Czytaj też: To się dzieje naprawdę. Robot zmienia kształt na żądanie i „ucieka” naukowcom z klatki

Mając gotowy prototyp, uczeni poszli o krok dalej, dodając materiały magnetyczne do warstw polimerowych, umożliwiając syntetycznej skórze nie tylko gojenie, ale także samodzielne składanie się z oddzielnych elementów.

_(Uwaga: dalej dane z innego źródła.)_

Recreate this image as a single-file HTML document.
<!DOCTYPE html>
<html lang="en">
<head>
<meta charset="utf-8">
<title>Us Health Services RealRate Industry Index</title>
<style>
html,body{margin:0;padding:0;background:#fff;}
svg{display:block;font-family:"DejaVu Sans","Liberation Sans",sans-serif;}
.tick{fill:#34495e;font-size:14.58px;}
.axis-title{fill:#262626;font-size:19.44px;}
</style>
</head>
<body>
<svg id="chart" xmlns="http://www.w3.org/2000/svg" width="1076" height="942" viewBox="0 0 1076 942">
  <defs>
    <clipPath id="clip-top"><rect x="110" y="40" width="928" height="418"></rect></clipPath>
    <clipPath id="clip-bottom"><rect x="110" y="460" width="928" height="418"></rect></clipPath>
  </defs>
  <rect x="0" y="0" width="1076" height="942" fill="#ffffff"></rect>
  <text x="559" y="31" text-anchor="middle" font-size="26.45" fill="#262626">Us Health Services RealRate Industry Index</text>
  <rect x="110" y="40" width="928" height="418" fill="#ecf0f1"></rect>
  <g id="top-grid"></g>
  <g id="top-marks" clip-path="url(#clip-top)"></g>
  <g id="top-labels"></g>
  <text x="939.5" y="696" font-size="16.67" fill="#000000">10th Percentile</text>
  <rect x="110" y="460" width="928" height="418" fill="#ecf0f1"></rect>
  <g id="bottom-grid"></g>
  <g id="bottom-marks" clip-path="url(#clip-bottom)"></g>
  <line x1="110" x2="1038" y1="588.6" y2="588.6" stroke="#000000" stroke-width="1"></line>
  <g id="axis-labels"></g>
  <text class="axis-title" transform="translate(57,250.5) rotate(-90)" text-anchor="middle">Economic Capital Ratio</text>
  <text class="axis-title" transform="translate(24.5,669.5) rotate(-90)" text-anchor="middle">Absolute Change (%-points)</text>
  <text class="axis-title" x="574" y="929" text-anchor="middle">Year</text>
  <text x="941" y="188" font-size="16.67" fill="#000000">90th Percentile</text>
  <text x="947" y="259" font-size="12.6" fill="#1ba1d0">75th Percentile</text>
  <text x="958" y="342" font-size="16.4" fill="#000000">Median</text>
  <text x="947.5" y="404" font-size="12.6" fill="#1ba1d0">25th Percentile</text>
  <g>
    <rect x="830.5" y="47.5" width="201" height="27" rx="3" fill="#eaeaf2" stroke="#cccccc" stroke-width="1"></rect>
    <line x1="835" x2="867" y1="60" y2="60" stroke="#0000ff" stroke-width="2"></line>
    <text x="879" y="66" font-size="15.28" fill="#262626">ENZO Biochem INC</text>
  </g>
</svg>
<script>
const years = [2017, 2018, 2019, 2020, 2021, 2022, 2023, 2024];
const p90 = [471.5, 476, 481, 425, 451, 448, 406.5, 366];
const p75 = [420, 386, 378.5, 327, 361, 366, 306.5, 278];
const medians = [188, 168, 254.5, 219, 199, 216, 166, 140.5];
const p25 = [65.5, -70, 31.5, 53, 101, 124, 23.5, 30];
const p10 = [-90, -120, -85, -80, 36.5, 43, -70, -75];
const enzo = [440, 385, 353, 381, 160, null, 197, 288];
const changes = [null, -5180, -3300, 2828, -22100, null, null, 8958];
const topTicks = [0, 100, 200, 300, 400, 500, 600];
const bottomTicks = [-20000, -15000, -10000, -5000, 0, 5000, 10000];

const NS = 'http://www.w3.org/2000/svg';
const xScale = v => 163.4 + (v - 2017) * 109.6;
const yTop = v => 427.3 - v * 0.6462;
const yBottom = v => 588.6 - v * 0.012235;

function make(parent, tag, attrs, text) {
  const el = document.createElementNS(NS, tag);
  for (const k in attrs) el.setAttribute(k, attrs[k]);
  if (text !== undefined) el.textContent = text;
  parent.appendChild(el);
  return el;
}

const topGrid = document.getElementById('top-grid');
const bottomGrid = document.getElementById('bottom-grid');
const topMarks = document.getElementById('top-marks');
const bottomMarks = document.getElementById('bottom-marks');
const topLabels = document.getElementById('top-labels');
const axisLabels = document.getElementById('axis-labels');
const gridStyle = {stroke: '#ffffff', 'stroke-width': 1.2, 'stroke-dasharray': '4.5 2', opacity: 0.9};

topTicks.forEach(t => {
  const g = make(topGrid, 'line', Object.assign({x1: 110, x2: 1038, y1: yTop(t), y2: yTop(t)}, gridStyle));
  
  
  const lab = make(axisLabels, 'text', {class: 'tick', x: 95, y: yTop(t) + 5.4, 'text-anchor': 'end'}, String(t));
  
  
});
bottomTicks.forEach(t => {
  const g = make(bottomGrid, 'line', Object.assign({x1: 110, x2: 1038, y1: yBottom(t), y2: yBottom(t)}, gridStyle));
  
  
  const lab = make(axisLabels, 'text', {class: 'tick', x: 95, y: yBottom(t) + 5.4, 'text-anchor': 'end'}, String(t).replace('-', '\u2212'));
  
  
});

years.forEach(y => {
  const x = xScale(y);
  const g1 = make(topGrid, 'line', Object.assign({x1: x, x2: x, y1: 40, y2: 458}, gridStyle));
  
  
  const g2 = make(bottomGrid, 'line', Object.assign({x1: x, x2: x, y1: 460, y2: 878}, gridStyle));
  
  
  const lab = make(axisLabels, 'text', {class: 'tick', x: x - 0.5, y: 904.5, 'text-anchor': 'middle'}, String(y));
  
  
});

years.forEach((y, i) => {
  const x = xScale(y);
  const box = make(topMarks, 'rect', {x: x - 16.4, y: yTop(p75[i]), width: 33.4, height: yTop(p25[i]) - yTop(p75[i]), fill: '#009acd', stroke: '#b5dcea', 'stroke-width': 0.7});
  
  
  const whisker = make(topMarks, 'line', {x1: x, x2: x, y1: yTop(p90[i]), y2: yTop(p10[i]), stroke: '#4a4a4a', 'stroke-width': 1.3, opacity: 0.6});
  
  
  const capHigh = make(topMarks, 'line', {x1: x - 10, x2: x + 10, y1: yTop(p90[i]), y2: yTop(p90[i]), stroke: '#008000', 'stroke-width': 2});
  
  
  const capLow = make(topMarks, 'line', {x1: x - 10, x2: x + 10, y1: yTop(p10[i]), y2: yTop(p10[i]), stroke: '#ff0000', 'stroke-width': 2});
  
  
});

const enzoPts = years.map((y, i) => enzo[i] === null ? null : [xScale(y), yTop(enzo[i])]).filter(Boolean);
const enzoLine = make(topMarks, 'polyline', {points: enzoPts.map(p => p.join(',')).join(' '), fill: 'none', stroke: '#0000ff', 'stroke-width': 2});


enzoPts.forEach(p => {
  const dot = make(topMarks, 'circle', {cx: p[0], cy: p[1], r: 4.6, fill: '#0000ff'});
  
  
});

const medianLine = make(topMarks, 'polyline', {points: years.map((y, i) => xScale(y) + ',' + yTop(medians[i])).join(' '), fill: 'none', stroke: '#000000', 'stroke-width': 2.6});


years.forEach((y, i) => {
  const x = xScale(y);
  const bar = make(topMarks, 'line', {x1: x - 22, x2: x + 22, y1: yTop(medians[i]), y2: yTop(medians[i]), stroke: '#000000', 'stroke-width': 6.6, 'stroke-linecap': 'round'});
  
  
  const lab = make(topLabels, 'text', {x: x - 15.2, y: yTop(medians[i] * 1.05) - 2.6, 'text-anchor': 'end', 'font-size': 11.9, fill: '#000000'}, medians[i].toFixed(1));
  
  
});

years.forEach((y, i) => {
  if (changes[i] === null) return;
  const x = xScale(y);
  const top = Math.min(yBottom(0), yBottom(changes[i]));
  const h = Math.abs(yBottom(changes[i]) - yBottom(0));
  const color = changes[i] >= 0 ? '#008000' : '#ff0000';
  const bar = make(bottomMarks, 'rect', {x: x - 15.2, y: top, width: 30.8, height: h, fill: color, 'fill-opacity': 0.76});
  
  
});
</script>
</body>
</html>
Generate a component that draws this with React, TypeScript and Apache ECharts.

Prof. Renee Zhao z Uniwersytetu Stanforda mówi:

W połączeniu z nawigacją sterowaną polem magnetycznym i ogrzewaniem indukcyjnym możemy być w stanie zbudować rekonfigurowalne miękkie roboty, które mogą zmieniać kształt i wyczuwać swoje odkształcenia na żądanie. Naszą długoterminową wizją jest stworzenie urządzeń, które mogą odzyskać sprawność po ekstremalnych uszkodzeniach. Wyobraźmy sobie na przykład urządzenie, które po rozdarciu na kawałki i rozerwaniu mogłoby się autonomicznie zrekonstruować

Jeśli chodzi przyszłość, zespół wyobraża sobie potencjalnie roboty, które mogłyby być połykane w kawałkach, a następnie samodzielnie montowane wewnątrz ciała w celu wykonywania nieinwazyjnych zabiegów medycznych. Inne zastosowania obejmują multisensoryczne, samoregenerujące się skóry elektroniczne, które dopasowują się do robotów i zapewniają im zmysł dotyku.